- **Stated task**: Retype nothing but the lines from the start of the material up to and including the line with "import seaborn as sns". Pictures don't belong in the copy.

- **Data section**:
>> START
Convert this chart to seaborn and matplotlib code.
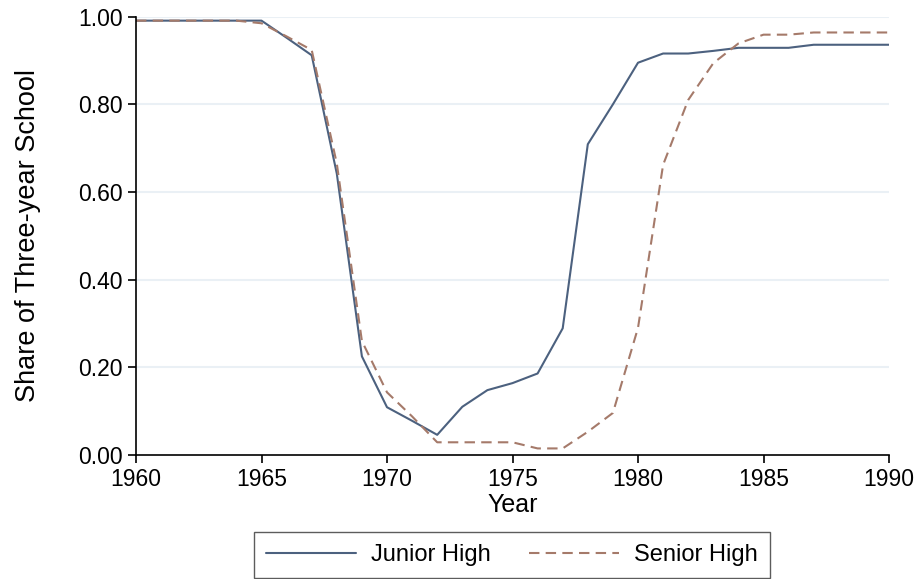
import matplotlib
matplotlib.use("Agg")
import matplotlib.pyplot as plt
import pandas as pd
import seaborn as sns

years = list(range(1960, 1991))
junior = [0.991, 0.991, 0.991, 0.991, 0.991, 0.991, 0.952, 0.912, 0.642, 0.225,
          0.109, 0.078, 0.046, 0.110, 0.148, 0.164, 0.186, 0.289, 0.709, 0.800,
          0.895, 0.916, 0.916, 0.922, 0.929, 0.929, 0.929, 0.936, 0.936, 0.936,
          0.936]
senior = [0.991, 0.991, 0.991, 0.991, 0.991, 0.985, 0.955, 0.924, 0.665, 0.260,
          0.143, 0.088, 0.029, 0.029, 0.029, 0.029, 0.015, 0.015, 0.053, 0.096,
          0.290, 0.662, 0.810, 0.894, 0.939, 0.959, 0.959, 0.964, 0.964, 0.964,
          0.964]

df = pd.DataFrame({
    "Year": years * 2,
    "Share": junior + senior,
    "School": ["Junior High"] * len(years) + ["Senior High"] * len(years),
})

sns.set_style("white")
plt.rcParams["font.family"] = ["Liberation Sans", "DejaVu Sans"]
plt.rcParams["text.color"] = "black"
plt.rcParams["axes.labelcolor"] = "black"
plt.rcParams["xtick.color"] = "black"
plt.rcParams["ytick.color"] = "black"

fig = plt.figure(figsize=(9.17, 5.79), dpi=100)
ax = fig.add_axes([136 / 917, 1 - 455 / 579, (889 - 136) / 917, (455 - 16.7) / 579])

sns.lineplot(data=df, x="Year", y="Share", hue="School", style="School",
             palette={"Junior High": "#4c617f", "Senior High": "#a57a6a"},
             dashes={"Junior High": "", "Senior High": (5, 3)},
             linewidth=1.5, ax=ax)

ax.set_xlim(1960, 1990)
ax.set_ylim(0, 1)
ax.set_xticks(range(1960, 1991, 5))
ax.set_yticks([0, 0.2, 0.4, 0.6, 0.8, 1.0])
ax.set_yticklabels([f"{v:.2f}" for v in [0, 0.2, 0.4, 0.6, 0.8, 1.0]])
for v in [0.2, 0.4, 0.6, 0.8, 1.0]:
    ax.axhline(v, color="#eaf0f5", lw=1.5, zorder=0)

for s in ["top", "right"]:
    ax.spines[s].set_visible(False)
for s in ["left", "bottom"]:
    ax.spines[s].set_color("black")
    ax.spines[s].set_linewidth(1.2)
ax.tick_params(axis="both", direction="out", length=6, width=1.2, labelsize=16.5,
               left=True, bottom=True, color="black", labelcolor="black", pad=3.5)

ax.set_xlabel("Year", fontsize=18, labelpad=1, color="black")
ax.set_ylabel("Share of Three-year School", fontsize=19.5, labelpad=27, color="black")

handles, labels = ax.get_legend_handles_labels()
ax.get_legend().remove()
leg = fig.legend(handles, labels, ncol=2, loc="center", bbox_to_anchor=(512 / 917, 1 - 555 / 579),
                 fontsize=17, frameon=True, fancybox=False, edgecolor="#333333",
                 handlelength=3.8, handletextpad=0.65, columnspacing=1.6,
                 borderpad=0.5)
leg.get_frame().set_linewidth(1.0)
for t in leg.get_texts():
    t.set_color("black")

fig.savefig("out.png", dpi=100)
>> END
- **Complete output**:
Convert this chart to seaborn and matplotlib code.
import matplotlib
matplotlib.use("Agg")
import matplotlib.pyplot as plt
import pandas as pd
import seaborn as sns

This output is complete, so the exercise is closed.